With 90 minutes to go to Osaka still, I had reached my usual long travel breaking point of 15 hours. This was exacerbated by the fact that I didn’t have water or any kind of liquid as I had no yen yet. I tried as much as possible to push that out of my mind and reach a zen like state. I zoned in on the sing songy voice of the women pushing the carts of food and drink I couldn’t partake in yet as well as the whooshing sounds of the passing bullet trains. Soon, I was finally at Osaka Station and pushed my way through the throngs of people to grab a taxi.

I had read in advance that not many cab drivers spoke or even understood a lick of English. What I didn’t realize was how difficult even trying to give a specific address would be. I had written it down for him and the driver kept staring at the address over and over again. I was well past my breaking point but was stuck with this taxi so all I could do was wait for him to finally know where to go.
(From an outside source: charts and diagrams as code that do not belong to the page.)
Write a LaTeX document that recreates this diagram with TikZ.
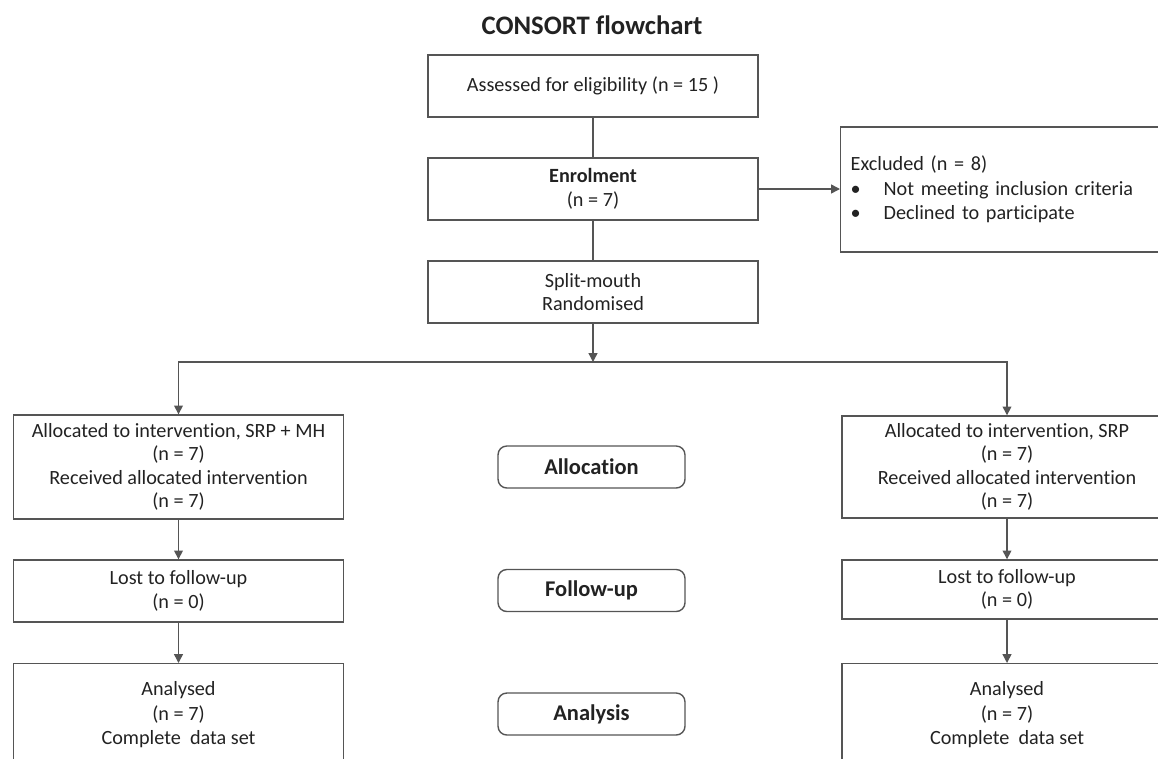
\documentclass[tikz,border=0pt]{standalone}
\usepackage{fontspec}
\setmainfont{Carlito}[Ligatures=NoCommon]
\usetikzlibrary{arrows.meta, positioning, calc}
\definecolor{flowline}{HTML}{555555}
\definecolor{flowtext}{HTML}{222222}
\tikzset{
  every picture/.style={line width=0.8pt},
  every node/.style={font=\fontsize{11.5}{13.4}\selectfont, text=flowtext},
  cbox/.style={draw=flowline, rectangle, align=center, minimum width=6.6cm, minimum height=1.24cm, inner sep=0cm},
  sbox/.style={draw=flowline, rounded corners=5pt, minimum width=3.74cm, minimum height=0.84cm, inner sep=0cm, font=\fontsize{12.8}{15}\selectfont\bfseries},
  xbox/.style={draw=flowline, rectangle, align=left, text width=6.4cm, minimum height=2.5cm, inner xsep=0.2cm, font=\fontsize{11.5}{13.9}\selectfont},
  link/.style={draw=flowline},
  arr/.style={draw=flowline, -{Triangle[length=5pt, width=5pt]}},
}

\begin{document}
\begin{tikzpicture}[x=0.02cm, y=-0.02cm, tips=proper]
    \useasboundingbox (0,0) rectangle (1158,758);
    \clip (0,0) rectangle (1158,758);

    \node [font=\fontsize{15.2}{18}\selectfont\bfseries] (title) at (592,25) {CONSORT flowchart};

    % enrolment column
    \node [cbox] (assess) at (593,86) {Assessed for eligibility (n = 15 )};
    \node [cbox] (enrol) at (593,189) {\textbf{Enrolment}\\(n = 7)};
    \node [cbox] (split) at (593,292) {Split-mouth\\Randomised};
    \node [xbox, anchor=west] (excl) at (840,189.5) {Excluded (n = 8)\\
      \makebox[0.66cm][l]{\textbullet}Not meeting inclusion criteria\\
      \makebox[0.66cm][l]{\textbullet}Declined to participate};

    % two arms
    \node [cbox, minimum height=2.08cm] (allocL) at (178.5,467) {Allocated to intervention, SRP + MH\\(n = 7)\\Received allocated intervention\\(n = 7)};
    \node [cbox, minimum height=2.04cm] (allocR) at (1007,467) {Allocated to intervention, SRP\\(n = 7)\\Received allocated intervention\\(n = 7)};
    \node [cbox] (lostL) at (178.5,591) {Lost to follow-up\\(n = 0)};
    \node [cbox, minimum height=1.18cm] (lostR) at (1007,589.5) {Lost to follow-up\\(n = 0)};
    \node [cbox, anchor=north, inner ysep=0.36cm, text depth=2cm, font=\fontsize{11.5}{13.9}\selectfont] (anaL) at (178.5,663) {Analysed\\(n = 7)\\Complete~~data set};
    \node [cbox, anchor=north, inner ysep=0.36cm, text depth=2cm, font=\fontsize{11.5}{13.9}\selectfont] (anaR) at (1007,663) {Analysed\\(n = 7)\\Complete~~data set};

    % stages
    \node [sbox] (allocation) at (591.5,467) {Allocation};
    \node [sbox] (followup) at (591.5,590.5) {Follow-up};
    \node [sbox] (analysis) at (591.5,714) {Analysis};

    \coordinate (fork) at (593,362);

    \draw [link] (assess) -- (enrol);
    \draw [link] (enrol) -- (split);
    \draw [arr] (enrol.east) -- (enrol.east -| excl.west);
    \draw [arr] (split) -- (fork);
    \draw [arr] (fork) -| (allocL);
    \draw [arr] (fork) -| (allocR);
    \draw [arr] (allocL) -- (lostL);
    \draw [arr] (lostL) -- (anaL);
    \draw [arr] (allocR) -- (lostR);
    \draw [arr] (lostR) -- (anaR);
\end{tikzpicture}
\end{document}
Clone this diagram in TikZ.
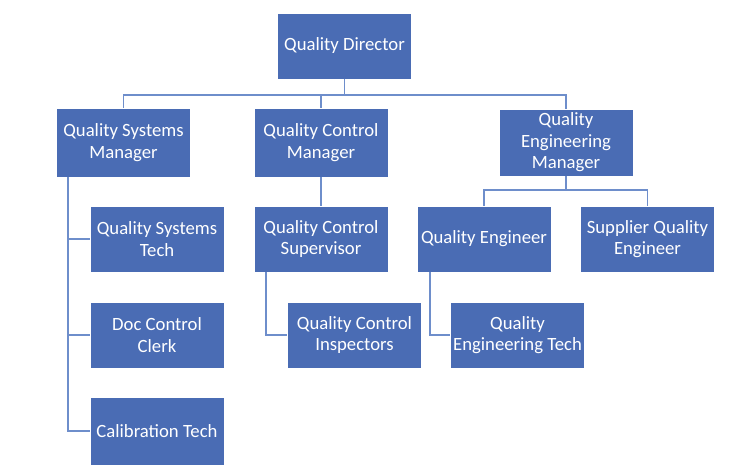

Chris had mentioned in his blog that Osaka is a huge city and he wasn’t kidding. We crossed the river into what seemed to be their equivalent of 5thAvenue – with a Maclaren dealership no less and finally made it to the hotel. I had now been up for almost 21 hours and I was falling apart rapidly. Chris had gotten us a reservation at a place that served Kobe beef but I was so fried by that point, it simply wasn’t in the cards for me. Luckily, he told me about a decent ramen place across from our hotel – part of a popular chain called Ippudo where you could get a big bowl of ramen for $8.00. That proved to a godsend and soon after I was drifting off to sleep in a bed that didn’t exactly fit but would do just fine for now.